Templeton traces a hand over the floor-to-ceiling Yukon map, lit up in an otherwise darkened command room.

Numbered pushpins dot the map, marking the year’s fires. Pink pins are fires of concern near populated areas and highways.

Red pins are fires in the hinterlands that are being watched, but not tackled. Black pins mark the dead ones.

“He gives us the weather briefings and tells us if weird stuff is going to happen in the weather,” Templeton says, nodding towards Green.

“If we didn’t have that ability we’d basically have to sit here and wait for somebody to call in a smoke.”

The central fire team would then have to co-ordinate with field offices to, first of all, to evaluate the validity of the report, and then locate the actual fire.

Then, they would co-ordinate manpower.

In that time, the fire could get out of control.
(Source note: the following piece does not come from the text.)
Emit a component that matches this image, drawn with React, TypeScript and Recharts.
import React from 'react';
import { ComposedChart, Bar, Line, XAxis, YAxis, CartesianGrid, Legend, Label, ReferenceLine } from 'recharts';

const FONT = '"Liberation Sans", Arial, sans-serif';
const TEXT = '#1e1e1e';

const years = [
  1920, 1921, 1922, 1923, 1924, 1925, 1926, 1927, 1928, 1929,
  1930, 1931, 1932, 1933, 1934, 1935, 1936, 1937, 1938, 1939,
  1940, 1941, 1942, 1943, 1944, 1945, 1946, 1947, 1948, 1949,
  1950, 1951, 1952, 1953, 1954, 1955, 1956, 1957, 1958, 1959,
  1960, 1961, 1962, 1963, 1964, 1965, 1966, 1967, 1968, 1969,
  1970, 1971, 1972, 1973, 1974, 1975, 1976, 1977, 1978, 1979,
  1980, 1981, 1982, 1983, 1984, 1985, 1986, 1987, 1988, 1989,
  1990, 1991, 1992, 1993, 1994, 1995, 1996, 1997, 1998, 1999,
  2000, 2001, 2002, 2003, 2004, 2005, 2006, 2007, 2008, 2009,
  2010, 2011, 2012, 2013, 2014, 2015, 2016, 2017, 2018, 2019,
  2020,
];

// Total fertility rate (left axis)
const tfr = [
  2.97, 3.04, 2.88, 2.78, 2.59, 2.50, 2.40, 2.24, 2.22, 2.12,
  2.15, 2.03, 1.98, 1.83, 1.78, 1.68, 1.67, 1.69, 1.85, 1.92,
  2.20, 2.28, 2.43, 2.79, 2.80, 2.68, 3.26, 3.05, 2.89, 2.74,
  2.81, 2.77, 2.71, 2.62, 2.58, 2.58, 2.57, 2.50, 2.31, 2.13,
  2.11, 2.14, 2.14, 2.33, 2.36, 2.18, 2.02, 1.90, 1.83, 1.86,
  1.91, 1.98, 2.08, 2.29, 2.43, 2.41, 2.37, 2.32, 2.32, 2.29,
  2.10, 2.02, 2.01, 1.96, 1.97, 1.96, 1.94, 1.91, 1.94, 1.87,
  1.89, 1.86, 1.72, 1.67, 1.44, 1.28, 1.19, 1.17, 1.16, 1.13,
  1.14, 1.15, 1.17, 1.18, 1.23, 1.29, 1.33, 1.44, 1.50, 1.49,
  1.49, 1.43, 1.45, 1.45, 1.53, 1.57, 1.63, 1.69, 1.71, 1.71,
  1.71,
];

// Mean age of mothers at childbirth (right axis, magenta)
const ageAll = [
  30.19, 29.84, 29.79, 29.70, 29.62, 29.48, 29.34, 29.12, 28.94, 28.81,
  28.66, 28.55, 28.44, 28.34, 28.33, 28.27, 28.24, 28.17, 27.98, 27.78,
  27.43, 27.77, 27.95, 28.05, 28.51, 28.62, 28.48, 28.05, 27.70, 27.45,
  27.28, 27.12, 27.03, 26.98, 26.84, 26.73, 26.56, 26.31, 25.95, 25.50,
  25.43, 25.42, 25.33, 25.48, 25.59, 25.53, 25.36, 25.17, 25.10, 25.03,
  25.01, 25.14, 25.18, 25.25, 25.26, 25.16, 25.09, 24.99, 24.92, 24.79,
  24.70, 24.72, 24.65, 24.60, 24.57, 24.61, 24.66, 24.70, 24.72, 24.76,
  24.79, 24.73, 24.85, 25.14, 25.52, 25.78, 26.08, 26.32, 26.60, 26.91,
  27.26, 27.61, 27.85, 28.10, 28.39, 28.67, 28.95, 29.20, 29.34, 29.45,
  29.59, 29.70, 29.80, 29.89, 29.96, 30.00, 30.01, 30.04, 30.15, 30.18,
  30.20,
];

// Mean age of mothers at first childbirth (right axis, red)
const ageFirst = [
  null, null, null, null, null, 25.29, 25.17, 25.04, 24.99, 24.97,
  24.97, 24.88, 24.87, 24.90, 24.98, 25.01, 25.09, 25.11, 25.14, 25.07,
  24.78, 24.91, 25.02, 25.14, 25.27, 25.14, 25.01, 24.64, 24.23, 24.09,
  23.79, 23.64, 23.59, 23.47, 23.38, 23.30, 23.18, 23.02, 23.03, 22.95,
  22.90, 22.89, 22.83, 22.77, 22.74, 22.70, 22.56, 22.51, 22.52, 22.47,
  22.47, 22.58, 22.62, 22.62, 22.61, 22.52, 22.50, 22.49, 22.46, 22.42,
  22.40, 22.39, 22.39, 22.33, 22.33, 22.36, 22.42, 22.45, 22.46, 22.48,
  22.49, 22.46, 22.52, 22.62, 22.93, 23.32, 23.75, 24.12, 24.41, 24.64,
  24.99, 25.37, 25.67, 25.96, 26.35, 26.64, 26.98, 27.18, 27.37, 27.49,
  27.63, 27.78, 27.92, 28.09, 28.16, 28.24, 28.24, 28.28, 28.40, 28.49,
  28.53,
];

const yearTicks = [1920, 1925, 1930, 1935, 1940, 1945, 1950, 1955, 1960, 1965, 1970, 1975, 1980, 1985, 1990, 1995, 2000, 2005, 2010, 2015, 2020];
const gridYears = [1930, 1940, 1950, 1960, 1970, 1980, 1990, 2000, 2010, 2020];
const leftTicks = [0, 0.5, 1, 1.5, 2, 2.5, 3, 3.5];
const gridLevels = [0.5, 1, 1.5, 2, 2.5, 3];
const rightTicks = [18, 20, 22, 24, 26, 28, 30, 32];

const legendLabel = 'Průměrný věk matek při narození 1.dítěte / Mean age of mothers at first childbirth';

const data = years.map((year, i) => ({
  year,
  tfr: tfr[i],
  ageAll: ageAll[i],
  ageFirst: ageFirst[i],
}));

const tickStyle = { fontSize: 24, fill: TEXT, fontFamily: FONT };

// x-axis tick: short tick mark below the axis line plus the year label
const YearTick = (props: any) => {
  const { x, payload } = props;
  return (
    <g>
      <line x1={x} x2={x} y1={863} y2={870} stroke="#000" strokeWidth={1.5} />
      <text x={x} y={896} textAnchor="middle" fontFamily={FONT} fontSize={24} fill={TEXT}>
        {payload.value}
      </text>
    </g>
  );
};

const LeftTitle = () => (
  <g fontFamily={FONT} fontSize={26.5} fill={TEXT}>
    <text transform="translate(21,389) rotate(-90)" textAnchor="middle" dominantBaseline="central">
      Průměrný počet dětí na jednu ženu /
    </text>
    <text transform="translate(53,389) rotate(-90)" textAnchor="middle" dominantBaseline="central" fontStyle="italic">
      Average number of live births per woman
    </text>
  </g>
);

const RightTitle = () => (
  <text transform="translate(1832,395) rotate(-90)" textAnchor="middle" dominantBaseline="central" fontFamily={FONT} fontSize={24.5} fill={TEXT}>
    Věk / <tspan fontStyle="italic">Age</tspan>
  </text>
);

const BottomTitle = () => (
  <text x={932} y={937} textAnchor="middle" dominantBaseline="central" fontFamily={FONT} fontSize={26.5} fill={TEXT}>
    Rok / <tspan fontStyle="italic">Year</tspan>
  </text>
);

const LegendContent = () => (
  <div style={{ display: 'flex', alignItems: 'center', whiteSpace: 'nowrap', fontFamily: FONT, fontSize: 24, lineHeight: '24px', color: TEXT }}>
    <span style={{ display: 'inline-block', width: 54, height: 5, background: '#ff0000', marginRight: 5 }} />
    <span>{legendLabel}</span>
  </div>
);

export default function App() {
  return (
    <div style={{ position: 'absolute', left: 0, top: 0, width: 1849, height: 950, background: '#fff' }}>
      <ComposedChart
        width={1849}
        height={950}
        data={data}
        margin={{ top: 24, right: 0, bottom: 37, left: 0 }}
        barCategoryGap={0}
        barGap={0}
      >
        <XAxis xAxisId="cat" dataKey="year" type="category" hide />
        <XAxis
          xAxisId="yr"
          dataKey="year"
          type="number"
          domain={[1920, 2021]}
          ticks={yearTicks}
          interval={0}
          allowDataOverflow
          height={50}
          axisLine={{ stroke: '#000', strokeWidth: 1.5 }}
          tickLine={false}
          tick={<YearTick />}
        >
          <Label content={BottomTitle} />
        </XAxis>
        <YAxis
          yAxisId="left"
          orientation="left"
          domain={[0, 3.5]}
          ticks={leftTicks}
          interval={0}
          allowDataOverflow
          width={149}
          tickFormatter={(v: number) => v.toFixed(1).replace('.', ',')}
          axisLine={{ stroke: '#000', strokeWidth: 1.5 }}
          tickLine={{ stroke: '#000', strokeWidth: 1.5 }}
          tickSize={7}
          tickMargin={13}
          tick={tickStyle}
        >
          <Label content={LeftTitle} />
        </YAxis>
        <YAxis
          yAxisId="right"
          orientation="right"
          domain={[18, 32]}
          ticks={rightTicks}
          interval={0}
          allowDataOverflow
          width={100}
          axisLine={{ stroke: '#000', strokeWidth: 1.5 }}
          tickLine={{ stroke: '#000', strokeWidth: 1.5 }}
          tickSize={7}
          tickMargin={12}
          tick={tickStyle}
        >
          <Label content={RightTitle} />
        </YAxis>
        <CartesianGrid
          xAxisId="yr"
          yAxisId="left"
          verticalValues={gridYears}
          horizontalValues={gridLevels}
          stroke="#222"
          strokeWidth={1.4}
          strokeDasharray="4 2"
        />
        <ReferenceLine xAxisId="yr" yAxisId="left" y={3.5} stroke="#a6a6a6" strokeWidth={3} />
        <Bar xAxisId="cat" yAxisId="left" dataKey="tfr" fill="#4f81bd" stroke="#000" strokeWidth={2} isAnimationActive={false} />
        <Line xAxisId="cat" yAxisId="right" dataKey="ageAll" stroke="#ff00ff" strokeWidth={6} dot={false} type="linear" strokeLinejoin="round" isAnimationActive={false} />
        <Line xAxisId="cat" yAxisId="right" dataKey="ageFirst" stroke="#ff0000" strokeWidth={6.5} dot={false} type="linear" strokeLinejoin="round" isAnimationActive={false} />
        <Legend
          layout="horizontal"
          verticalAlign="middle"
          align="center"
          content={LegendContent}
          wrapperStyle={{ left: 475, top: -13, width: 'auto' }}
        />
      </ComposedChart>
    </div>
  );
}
Green has been the territory’s official meteorologist since April 2003. For a few years he’s had a moderately detailed three-day lightning forecast up-and-running. It’s only this year that he’s been stretching the program to extend two extra days.
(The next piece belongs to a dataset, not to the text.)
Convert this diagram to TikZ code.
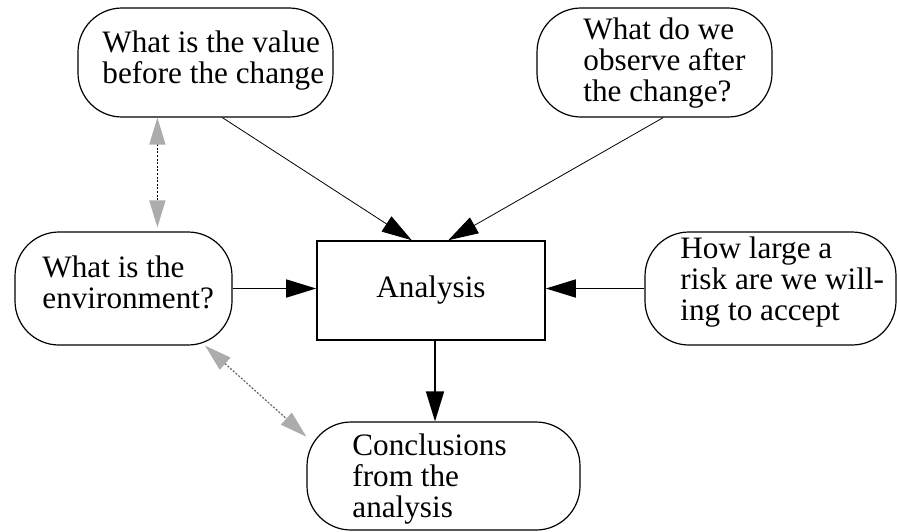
\documentclass[tikz,border=0pt]{standalone}
\usepackage{fontspec}
\setmainfont{Liberation Serif}
\usetikzlibrary{arrows.meta}

\begin{document}
\begin{tikzpicture}[x=0.5pt, y=-0.5pt,
    bubble/.style={draw, rounded corners=22pt, line width=0.6pt},
    txt/.style={align=left, anchor=base west, inner sep=0pt, font=\fontsize{15.6}{15.5}\selectfont},
    flow/.style={-{Triangle[length=15pt, width=9pt]}},
    link/.style={dash pattern=on 1pt off 0.8pt,
      {Triangle[length=13.5pt, width=8pt, color=gray!65]}-{Triangle[length=13.5pt, width=8pt, color=gray!65]}}]
  \useasboundingbox (0,0) rectangle (897,531);
  % Questions (text placed by the baseline of its last line)
  \node[bubble, minimum width=127.5pt, minimum height=54.5pt] (before) at (205.5,62.5) {};
  \node[txt] (before text) at (102,83) {What is the value\\before the change};
  \node[bubble, minimum width=117.5pt, minimum height=54.5pt] (after) at (654.5,62.5) {};
  \node[txt] (after text) at (583,101) {What do we\\observe after\\the change?};
  \node[bubble, minimum width=108.5pt, minimum height=56.5pt] (env) at (123.5,288.5) {};
  \node[txt] (env text) at (42,308) {What is the\\environment?};
  \node[bubble, minimum width=125.5pt, minimum height=56.5pt] (risk) at (770.5,288.5) {};
  \node[txt] (risk text) at (680,320) {How large a\\risk are we will-\\ing to accept};
  % Analysis
  \node[draw, line width=0.8pt, minimum width=114pt, minimum height=49.5pt,
    font=\fontsize{15.6}{15.5}\selectfont] (analysis) at (431,290.5) {Analysis};
  % Result
  \node[bubble, minimum width=136.5pt, minimum height=54pt] (concl) at (443.5,476) {};
  \node[txt] (concl text) at (352,517) {Conclusions\\from the\\analysis};
  % Arrows
  \draw[flow, line width=0.4pt] (before.-73) -- (analysis.111);
  \draw[flow, line width=0.4pt] (after.-81) -- (analysis.71);
  \draw[flow, line width=0.8pt] (env.east) -- (env.east -| analysis.west);
  \draw[flow, line width=0.8pt] (risk.west) -- (risk.west -| analysis.east);
  \draw[flow, line width=0.8pt] ([xshift=2pt]analysis.south) -- ([xshift=2pt]analysis.south |- concl.north);
  % Dotted links
  \draw[link, line width=0.8pt, black] ([xshift=40pt]before.south west) -- ([xshift=71.5pt, yshift=2pt]env.north west);
  \draw[link, line width=0.6pt, black!60] (env.-35) -- (concl.164);
\end{tikzpicture}
\end{document}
The shell of the software was purchased commercially. The data feeds — precipitation, ground temperature, higher atmosphere temperature, and relative humidity, to name a few — come from Environment Canada and other meteorological sources.

Environment Canada tracks lightning strikes across the country with an international network of electromagnetic pulse detectors. The sharp impulse-nature of a lightning strike registers as a voltage spike.
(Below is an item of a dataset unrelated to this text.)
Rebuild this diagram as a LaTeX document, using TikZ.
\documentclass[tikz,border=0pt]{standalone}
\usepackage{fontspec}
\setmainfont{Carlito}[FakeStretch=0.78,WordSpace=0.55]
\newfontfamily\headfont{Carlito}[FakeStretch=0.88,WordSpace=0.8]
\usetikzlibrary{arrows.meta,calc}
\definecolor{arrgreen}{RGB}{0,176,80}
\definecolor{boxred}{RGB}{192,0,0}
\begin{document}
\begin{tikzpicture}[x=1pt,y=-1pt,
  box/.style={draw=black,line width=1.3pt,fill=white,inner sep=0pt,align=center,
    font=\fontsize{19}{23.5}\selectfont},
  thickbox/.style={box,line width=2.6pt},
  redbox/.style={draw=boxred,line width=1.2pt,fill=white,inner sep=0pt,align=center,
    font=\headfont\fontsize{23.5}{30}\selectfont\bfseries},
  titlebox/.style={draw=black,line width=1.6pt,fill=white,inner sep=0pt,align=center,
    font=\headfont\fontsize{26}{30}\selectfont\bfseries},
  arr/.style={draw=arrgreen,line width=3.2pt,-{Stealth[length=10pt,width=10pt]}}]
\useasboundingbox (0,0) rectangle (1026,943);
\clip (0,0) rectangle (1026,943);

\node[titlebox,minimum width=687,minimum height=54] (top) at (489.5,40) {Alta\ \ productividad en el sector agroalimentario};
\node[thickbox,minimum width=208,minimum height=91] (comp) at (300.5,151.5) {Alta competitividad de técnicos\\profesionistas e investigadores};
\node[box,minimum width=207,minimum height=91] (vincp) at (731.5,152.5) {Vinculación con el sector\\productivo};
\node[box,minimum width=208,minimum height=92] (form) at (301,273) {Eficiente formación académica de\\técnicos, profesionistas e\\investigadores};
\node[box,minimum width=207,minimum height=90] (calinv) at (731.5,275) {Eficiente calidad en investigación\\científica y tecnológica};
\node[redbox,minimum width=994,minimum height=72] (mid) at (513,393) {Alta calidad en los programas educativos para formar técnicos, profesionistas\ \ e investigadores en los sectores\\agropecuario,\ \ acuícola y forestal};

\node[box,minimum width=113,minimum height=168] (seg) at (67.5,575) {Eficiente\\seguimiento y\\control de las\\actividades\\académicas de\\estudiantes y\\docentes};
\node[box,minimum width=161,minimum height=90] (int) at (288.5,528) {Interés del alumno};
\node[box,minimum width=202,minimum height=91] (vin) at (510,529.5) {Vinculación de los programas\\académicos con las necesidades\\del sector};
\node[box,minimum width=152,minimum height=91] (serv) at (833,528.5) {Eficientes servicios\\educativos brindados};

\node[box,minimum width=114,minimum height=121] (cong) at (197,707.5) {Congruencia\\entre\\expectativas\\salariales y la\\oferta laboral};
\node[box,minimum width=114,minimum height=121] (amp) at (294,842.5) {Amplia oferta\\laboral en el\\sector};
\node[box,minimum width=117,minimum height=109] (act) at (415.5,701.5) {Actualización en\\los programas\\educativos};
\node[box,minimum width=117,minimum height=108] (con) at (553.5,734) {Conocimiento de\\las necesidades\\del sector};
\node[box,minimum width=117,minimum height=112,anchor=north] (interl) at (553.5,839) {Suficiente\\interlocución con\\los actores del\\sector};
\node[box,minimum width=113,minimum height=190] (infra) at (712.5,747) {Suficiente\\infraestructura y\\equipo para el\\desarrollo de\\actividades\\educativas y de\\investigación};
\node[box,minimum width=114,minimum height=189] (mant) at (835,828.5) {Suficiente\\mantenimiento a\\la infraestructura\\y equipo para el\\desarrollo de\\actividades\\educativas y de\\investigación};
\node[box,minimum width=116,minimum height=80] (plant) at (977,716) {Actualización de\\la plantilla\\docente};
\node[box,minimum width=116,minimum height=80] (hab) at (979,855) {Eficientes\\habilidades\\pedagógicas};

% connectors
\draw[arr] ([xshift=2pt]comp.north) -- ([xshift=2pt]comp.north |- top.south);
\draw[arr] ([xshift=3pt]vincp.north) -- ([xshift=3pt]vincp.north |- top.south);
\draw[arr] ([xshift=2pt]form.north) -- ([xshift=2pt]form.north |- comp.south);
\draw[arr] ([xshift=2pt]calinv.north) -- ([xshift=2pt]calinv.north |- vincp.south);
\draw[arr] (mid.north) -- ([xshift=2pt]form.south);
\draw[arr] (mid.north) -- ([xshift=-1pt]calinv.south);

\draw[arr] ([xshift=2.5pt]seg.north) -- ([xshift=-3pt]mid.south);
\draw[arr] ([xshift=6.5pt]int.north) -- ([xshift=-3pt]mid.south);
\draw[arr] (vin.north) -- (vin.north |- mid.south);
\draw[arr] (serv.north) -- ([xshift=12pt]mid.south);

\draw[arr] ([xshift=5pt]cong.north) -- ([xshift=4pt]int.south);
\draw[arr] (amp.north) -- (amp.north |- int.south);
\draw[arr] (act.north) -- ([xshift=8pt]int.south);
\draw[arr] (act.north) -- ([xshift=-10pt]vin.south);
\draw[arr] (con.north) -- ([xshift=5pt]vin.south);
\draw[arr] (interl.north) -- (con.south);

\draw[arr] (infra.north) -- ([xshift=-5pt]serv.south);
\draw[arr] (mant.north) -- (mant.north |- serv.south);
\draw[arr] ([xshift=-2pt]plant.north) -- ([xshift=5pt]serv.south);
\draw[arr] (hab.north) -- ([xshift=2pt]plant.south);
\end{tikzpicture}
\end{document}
Three detectors need to pick up a strike in order to triangulate its position using separate timestamps.

In 40 seconds, central computers in Arizona have it figured out, and send the data to tracking agencies.

By correlating historical weather and lightning data, Green and Purves designed equations and flowcharts to map incoming into a meaningful graphic that is a general representation of areas with a high-likelihood of lightning activity.

When expected lighting activity matches up with hot, dry and windy conditions, Green sends out the alert.

This year he has also started tracking a number from one to six called the Haines Index.

An index of six means danger for ground crews tackling an inferno — it means dryness and upper atmosphere instability have co-created a bellows effect.

“When you see a thunderstorm, you know there’s winds coming,” he says.

“When it’s unstable while it’s dry, you get your updrafts and downdrafts just as you would with thunderstorms, but there’s no cloud. The firefighters can’t see things coming.”

While we’re talking, the fire alarm goes off.

It’s just a test.

Green begins to describe a typical day in terms of weather in Whitehorse (“sunny in the morning, clouds up in the afternoon and you may get a shower”) before realizing he was being asked to describe his typical day.

It’s an honest misunderstanding: much of his career before 1998 was with Environment Canada’s Yukon weather service.

So it’s not surprising that his voice falls easily into rolling cadence of a weather broadcaster when he’s put in front of a map.

“The probability of lighting … tonight it’s a little bit farther to the north, back around Faro and Ross River.

“Tomorrow, not much in the south, except maybe a little around Watson Lake. Friday, it’s mainly in the area north of Dawson. Saturday, it’s going straight through Dawson and Mayo, and then its shifting southward again on Sunday.”

(That being said, the weekend forecast is actually fairly good in fire-starting terms.)

These days, he’s in at 6:30 a.m.

In at 6:30 a.m. every day, and sometimes of particularly hairy summer weekends, “the morning is quite a rush, trying to get the forecast ready,” he says.

Besides uploading detailed weather reports to the territory’s intra-office network for first-thing distribution, Green delivers a weather report twice daily in the boardroom, sometimes for just an audience of one: the wildfire duty officer.

Green enjoys his job even though his responsibilities are a bit stretched.

Larger provincial agencies often employ three to five wildfire weather forecasters. Here, it’s just him.

“Part of the problem is there’s too few hours and too much to do,” says the oracle, turning back to his machines.